* Supplied material *
• • •
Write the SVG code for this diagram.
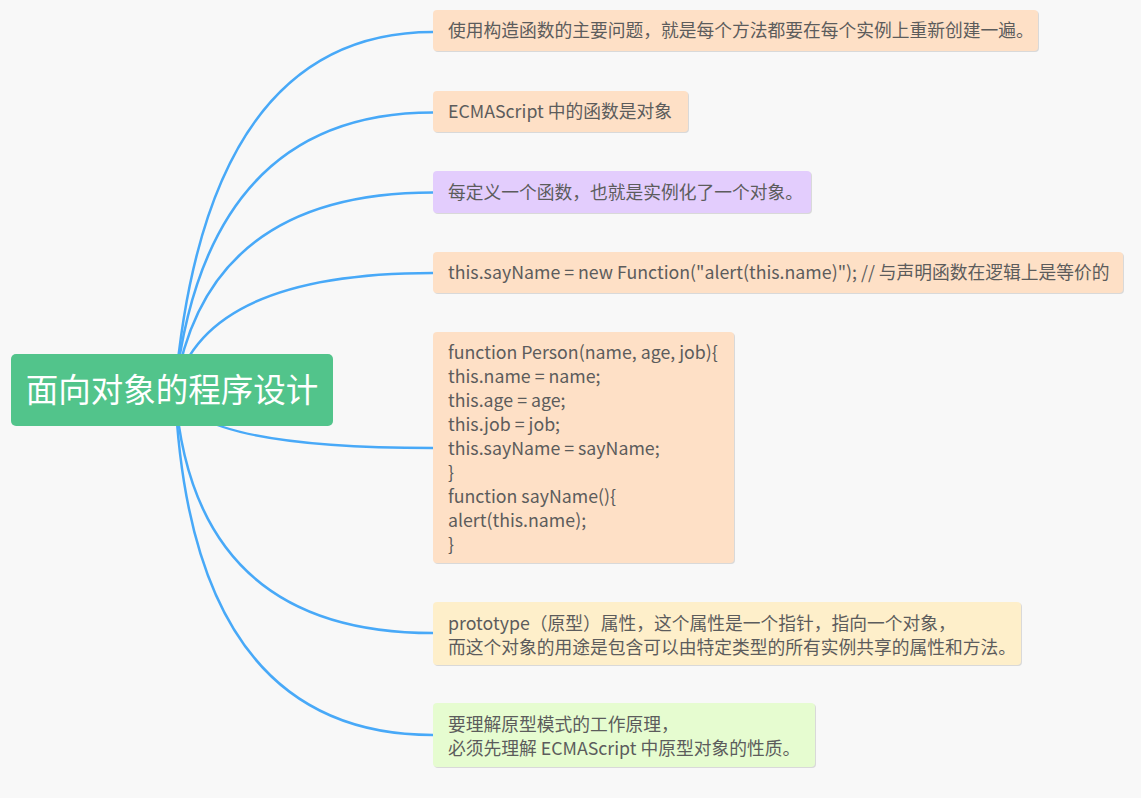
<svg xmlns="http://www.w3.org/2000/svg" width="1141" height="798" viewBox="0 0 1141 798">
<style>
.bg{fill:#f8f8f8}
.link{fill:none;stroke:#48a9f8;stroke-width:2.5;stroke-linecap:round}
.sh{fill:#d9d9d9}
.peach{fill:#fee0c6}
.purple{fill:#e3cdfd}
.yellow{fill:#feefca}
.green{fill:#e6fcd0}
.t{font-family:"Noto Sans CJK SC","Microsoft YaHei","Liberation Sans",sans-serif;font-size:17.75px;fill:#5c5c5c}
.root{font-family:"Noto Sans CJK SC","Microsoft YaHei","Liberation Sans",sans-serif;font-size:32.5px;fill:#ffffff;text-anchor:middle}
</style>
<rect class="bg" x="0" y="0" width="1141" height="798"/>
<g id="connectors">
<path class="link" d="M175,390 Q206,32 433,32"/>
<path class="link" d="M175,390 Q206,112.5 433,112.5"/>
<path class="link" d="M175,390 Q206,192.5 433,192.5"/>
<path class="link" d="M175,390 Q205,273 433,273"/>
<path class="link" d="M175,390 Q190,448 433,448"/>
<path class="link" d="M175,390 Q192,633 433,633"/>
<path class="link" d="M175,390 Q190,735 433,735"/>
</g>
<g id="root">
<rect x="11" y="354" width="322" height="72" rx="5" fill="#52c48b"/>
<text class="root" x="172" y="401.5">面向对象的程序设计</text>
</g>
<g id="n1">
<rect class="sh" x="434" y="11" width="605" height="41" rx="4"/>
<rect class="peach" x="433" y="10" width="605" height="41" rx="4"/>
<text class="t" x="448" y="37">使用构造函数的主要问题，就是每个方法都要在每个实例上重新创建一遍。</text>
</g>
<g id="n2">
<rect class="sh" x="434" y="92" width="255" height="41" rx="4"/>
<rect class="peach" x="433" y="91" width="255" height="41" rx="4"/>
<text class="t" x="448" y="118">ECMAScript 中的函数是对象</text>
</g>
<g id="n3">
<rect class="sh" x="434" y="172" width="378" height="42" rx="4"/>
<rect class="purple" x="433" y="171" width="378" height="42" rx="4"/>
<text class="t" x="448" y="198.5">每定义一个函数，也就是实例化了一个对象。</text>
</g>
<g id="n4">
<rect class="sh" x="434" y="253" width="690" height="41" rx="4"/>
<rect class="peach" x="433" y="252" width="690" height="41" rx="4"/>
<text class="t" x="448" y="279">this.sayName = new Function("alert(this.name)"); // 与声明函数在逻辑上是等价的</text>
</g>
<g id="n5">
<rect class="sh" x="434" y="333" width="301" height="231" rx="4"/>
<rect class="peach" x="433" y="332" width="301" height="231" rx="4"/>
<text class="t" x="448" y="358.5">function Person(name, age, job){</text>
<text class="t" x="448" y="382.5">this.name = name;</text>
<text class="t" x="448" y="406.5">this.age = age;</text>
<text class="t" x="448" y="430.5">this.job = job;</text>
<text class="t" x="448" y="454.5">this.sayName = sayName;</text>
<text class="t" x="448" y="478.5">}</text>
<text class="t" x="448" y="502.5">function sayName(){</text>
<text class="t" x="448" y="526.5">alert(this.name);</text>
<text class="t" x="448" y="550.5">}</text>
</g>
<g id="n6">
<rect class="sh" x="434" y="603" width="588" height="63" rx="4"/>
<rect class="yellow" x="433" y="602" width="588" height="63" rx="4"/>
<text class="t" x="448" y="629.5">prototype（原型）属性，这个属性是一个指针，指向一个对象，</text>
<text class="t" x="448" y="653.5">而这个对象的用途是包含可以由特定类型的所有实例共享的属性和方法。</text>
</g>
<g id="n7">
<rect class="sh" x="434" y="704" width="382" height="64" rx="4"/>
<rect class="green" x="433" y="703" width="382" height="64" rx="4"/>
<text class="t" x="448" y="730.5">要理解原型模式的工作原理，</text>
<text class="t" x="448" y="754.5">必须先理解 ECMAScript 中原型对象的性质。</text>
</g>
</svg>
• • •
* What is asked *
Omit each picture, then return all of the listing exactly as it stands.

* Answer to the exercise *
Write the SVG code for this diagram.
<svg xmlns="http://www.w3.org/2000/svg" width="1141" height="798" viewBox="0 0 1141 798">
<style>
.bg{fill:#f8f8f8}
.link{fill:none;stroke:#48a9f8;stroke-width:2.5;stroke-linecap:round}
.sh{fill:#d9d9d9}
.peach{fill:#fee0c6}
.purple{fill:#e3cdfd}
.yellow{fill:#feefca}
.green{fill:#e6fcd0}
.t{font-family:"Noto Sans CJK SC","Microsoft YaHei","Liberation Sans",sans-serif;font-size:17.75px;fill:#5c5c5c}
.root{font-family:"Noto Sans CJK SC","Microsoft YaHei","Liberation Sans",sans-serif;font-size:32.5px;fill:#ffffff;text-anchor:middle}
</style>
<rect class="bg" x="0" y="0" width="1141" height="798"/>
<g id="connectors">
<path class="link" d="M175,390 Q206,32 433,32"/>
<path class="link" d="M175,390 Q206,112.5 433,112.5"/>
<path class="link" d="M175,390 Q206,192.5 433,192.5"/>
<path class="link" d="M175,390 Q205,273 433,273"/>
<path class="link" d="M175,390 Q190,448 433,448"/>
<path class="link" d="M175,390 Q192,633 433,633"/>
<path class="link" d="M175,390 Q190,735 433,735"/>
</g>
<g id="root">
<rect x="11" y="354" width="322" height="72" rx="5" fill="#52c48b"/>
<text class="root" x="172" y="401.5">面向对象的程序设计</text>
</g>
<g id="n1">
<rect class="sh" x="434" y="11" width="605" height="41" rx="4"/>
<rect class="peach" x="433" y="10" width="605" height="41" rx="4"/>
<text class="t" x="448" y="37">使用构造函数的主要问题，就是每个方法都要在每个实例上重新创建一遍。</text>
</g>
<g id="n2">
<rect class="sh" x="434" y="92" width="255" height="41" rx="4"/>
<rect class="peach" x="433" y="91" width="255" height="41" rx="4"/>
<text class="t" x="448" y="118">ECMAScript 中的函数是对象</text>
</g>
<g id="n3">
<rect class="sh" x="434" y="172" width="378" height="42" rx="4"/>
<rect class="purple" x="433" y="171" width="378" height="42" rx="4"/>
<text class="t" x="448" y="198.5">每定义一个函数，也就是实例化了一个对象。</text>
</g>
<g id="n4">
<rect class="sh" x="434" y="253" width="690" height="41" rx="4"/>
<rect class="peach" x="433" y="252" width="690" height="41" rx="4"/>
<text class="t" x="448" y="279">this.sayName = new Function("alert(this.name)"); // 与声明函数在逻辑上是等价的</text>
</g>
<g id="n5">
<rect class="sh" x="434" y="333" width="301" height="231" rx="4"/>
<rect class="peach" x="433" y="332" width="301" height="231" rx="4"/>
<text class="t" x="448" y="358.5">function Person(name, age, job){</text>
<text class="t" x="448" y="382.5">this.name = name;</text>
<text class="t" x="448" y="406.5">this.age = age;</text>
<text class="t" x="448" y="430.5">this.job = job;</text>
<text class="t" x="448" y="454.5">this.sayName = sayName;</text>
<text class="t" x="448" y="478.5">}</text>
<text class="t" x="448" y="502.5">function sayName(){</text>
<text class="t" x="448" y="526.5">alert(this.name);</text>
<text class="t" x="448" y="550.5">}</text>
</g>
<g id="n6">
<rect class="sh" x="434" y="603" width="588" height="63" rx="4"/>
<rect class="yellow" x="433" y="602" width="588" height="63" rx="4"/>
<text class="t" x="448" y="629.5">prototype（原型）属性，这个属性是一个指针，指向一个对象，</text>
<text class="t" x="448" y="653.5">而这个对象的用途是包含可以由特定类型的所有实例共享的属性和方法。</text>
</g>
<g id="n7">
<rect class="sh" x="434" y="704" width="382" height="64" rx="4"/>
<rect class="green" x="433" y="703" width="382" height="64" rx="4"/>
<text class="t" x="448" y="730.5">要理解原型模式的工作原理，</text>
<text class="t" x="448" y="754.5">必须先理解 ECMAScript 中原型对象的性质。</text>
</g>
</svg>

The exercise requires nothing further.